Source Biology - open access biological sciences journal 9 (2020)6. - ISSN 2079-7737 - p. 1 - 14.
DOI https://doi.org/10.3390/biology9060127
Department(s) Aquaculture and Fisheries
WIAS
Cell Biology and Immunology
Publication type Refereed Article in a scientific journal
Publication year 2020
Keyword(s) Evolution - Fish - Gills - Ilt - Zap70
Abstract

In bony fish, the gill filaments are essential for gas exchanges, but also are vulnerable to infection by water‐borne microorganisms. Omnipresent across fish, gill‐associated lymphoid tissues (GIALT) regulate interactions with local microbiota and halt infection by pathogens.

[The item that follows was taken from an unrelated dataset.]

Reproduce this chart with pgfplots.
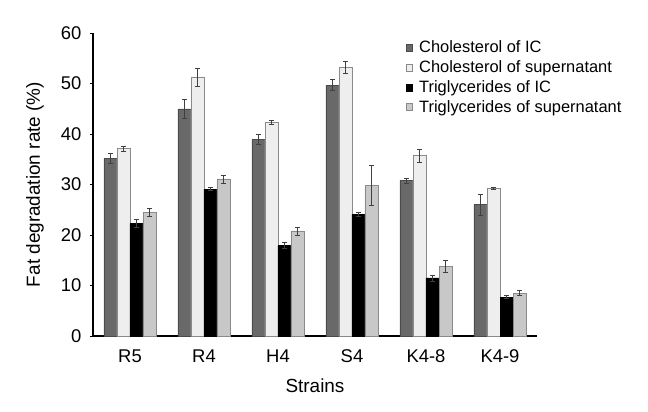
\documentclass[border=0pt]{standalone}
\usepackage{pgfplots}
\pgfplotsset{compat=1.18}
\usepackage{fontspec}
\setmainfont{Liberation Sans}
\definecolor{cDark}{HTML}{696969}
\definecolor{cLight}{HTML}{EEEEEE}
\definecolor{cBlack}{HTML}{000000}
\definecolor{cGray}{HTML}{C8C8C8}
\definecolor{eDark}{HTML}{4A4A4A}
\definecolor{eLight}{HTML}{8A8A8A}
\begin{document}
\begin{tikzpicture}
\path[use as bounding box] (-93bp,-76bp) rectangle (555bp,336bp);
\begin{axis}[
  scale only axis,
  width=444bp, height=303bp,
  anchor=south west, at={(0,0)},
  ybar=0pt, bar width=13bp,
  xmin=-0.5, xmax=5.5,
  ymin=0, ymax=60,
  ytick={0,10,...,60},
  xtick={0,1,2,3,4,5},
  xticklabels={R5,R4,H4,S4,K4-8,K4-9},
  axis x line*=bottom, axis y line*=left,
  axis line style={black, line width=1.3pt},
  x axis line style={-}, y axis line style={-},
  xtick style={draw=none},
  ytick style={black, line width=0.4pt},
  major tick length=3bp,
  tick align=outside,
  /pgf/number format/assume math mode=true,
  ticklabel style={font=\fontsize{18.5}{21}\selectfont},
  yticklabel style={xshift=-5bp},
  xticklabel style={yshift=-7bp},
  xlabel={Strains},
  ylabel={Fat degradation rate (\%)},
  label style={font=\fontsize{19}{22}\selectfont},
  xlabel style={at={(axis description cs:0.5,-0.165)}, anchor=center},
  ylabel style={at={(axis description cs:-0.1306,0.5)}, anchor=center},
  legend style={at={(axis description cs:0.705,0.98)}, anchor=north west,
    draw=none, fill=none, font=\fontsize{16.5}{19}\selectfont,
    row sep=3.5bp, inner sep=0bp,
    nodes={inner xsep=1.5bp, inner ysep=1.5bp}},
  legend cell align=left,
  legend image code/.code={\draw[#1, line width=0.4pt] (0bp,-3.5bp) rectangle (6bp,3.5bp); \path (11bp,0bp);},
  error bars/y dir=both, error bars/y explicit,
  error bars/error bar style={line width=0.6pt, black!75},
  error bars/error mark options={rotate=90, mark size=2.5bp, line width=0.6pt, black!75},
]
\addplot[fill=cDark, draw=eDark, line width=0.5pt] coordinates {
  (0,35.1) +- (0,1.0)
  (1,45.0) +- (0,1.8)
  (2,38.9) +- (0,1.0)
  (3,49.7) +- (0,1.1)
  (4,30.8) +- (0,0.5)
  (5,26.0) +- (0,2.0)
};
\addplot[fill=cLight, draw=eLight, line width=0.5pt] coordinates {
  (0,37.1) +- (0,0.5)
  (1,51.3) +- (0,1.8)
  (2,42.4) +- (0,0.4)
  (3,53.2) +- (0,1.1)
  (4,35.7) +- (0,1.3)
  (5,29.3) +- (0,0.2)
};
\addplot[fill=cBlack, draw=black, line width=0.5pt] coordinates {
  (0,22.3) +- (0,0.8)
  (1,29.1) +- (0,0.3)
  (2,17.9) +- (0,0.6)
  (3,24.1) +- (0,0.4)
  (4,11.5) +- (0,0.6)
  (5,7.7) +- (0,0.3)
};
\addplot[fill=cGray, draw=eLight, line width=0.5pt] coordinates {
  (0,24.5) +- (0,0.8)
  (1,31.1) +- (0,0.8)
  (2,20.8) +- (0,0.8)
  (3,29.8) +- (0,4.0)
  (4,13.8) +- (0,1.2)
  (5,8.5) +- (0,0.5)
};
\legend{Cholesterol of IC, Cholesterol of supernatant, Triglycerides of IC, Triglycerides of supernatant}
\end{axis}
\end{tikzpicture}
\end{document}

A special GIALT structure has recently been found in Salmonids, the interbranchial lymphoid tissue (ILT). However, the structural variation of GIALT across bony fish remains largely unknown. Here, we show how this critical zone of interaction evolved across fishes. By labeling a conserved T‐cell epitope on tissue sections, we find that several basal groups of teleosts possess typical ILT, while modern teleosts have lymphoepithelium of different shape and size at the base of primary gill filaments. Within Cypriniformes, neither body size variation between two related species, zebrafish and common carp, nor morphotype variation, did have a drastic effect on the structure of ILT. Thereby this study is the first to describe the presence of ILT in zebrafish. The ILT variability across fish orders seems to represent different evolutionary solutions to balancing trade‐offs between multiple adaptations of jaws and pharyngeal region, and immune responses. Our data point to a wide structural variation in gill immunity between basal groups and modern teleosts.